The Updike opus is so vast, so varied and rich, that we will not have its full measure for years to come. We have lived with the expectation of his new novel or story or essay so long, all our lives, that it does not seem possible that this flow of invention should suddenly cease. We are truly bereft, that this reticent, kindly man with the ferocious work ethic and superhuman facility will write for us no more.
Under the banner of welcome distractions, it seems as if the music world is conspiring to send all my favorites to town in the next two months. I already was planning to see Gary Louris and Marc Olsen, Brandi Carlile, and Ryan Adams. Today, I see that Marah is also stopping over this month, and the Cowboy Junkies are playing a gig with the Louisville Orchestra in March.
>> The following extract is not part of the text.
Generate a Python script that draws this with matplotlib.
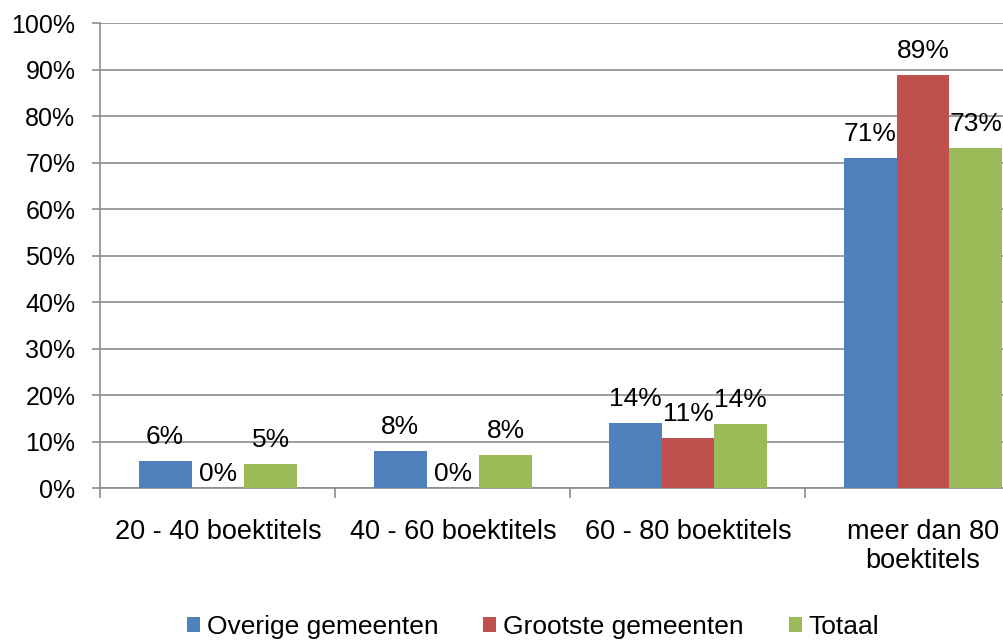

I need to win some radio tickets or I'll go broke. I did find one freebie last night -- the Von Bondies' (also touring, but not nearby) new song, "Pale Bride." He may be Jack White's sworn enemy, but I like Jason Stollsteimer's voice a lot; the VBs certainly have a lot of attitude live. It's still one of my favorite rock shows. I'm sure the small venue had something to do with it. I thought they'd disbanded, it's been so long since I heard anything out of them.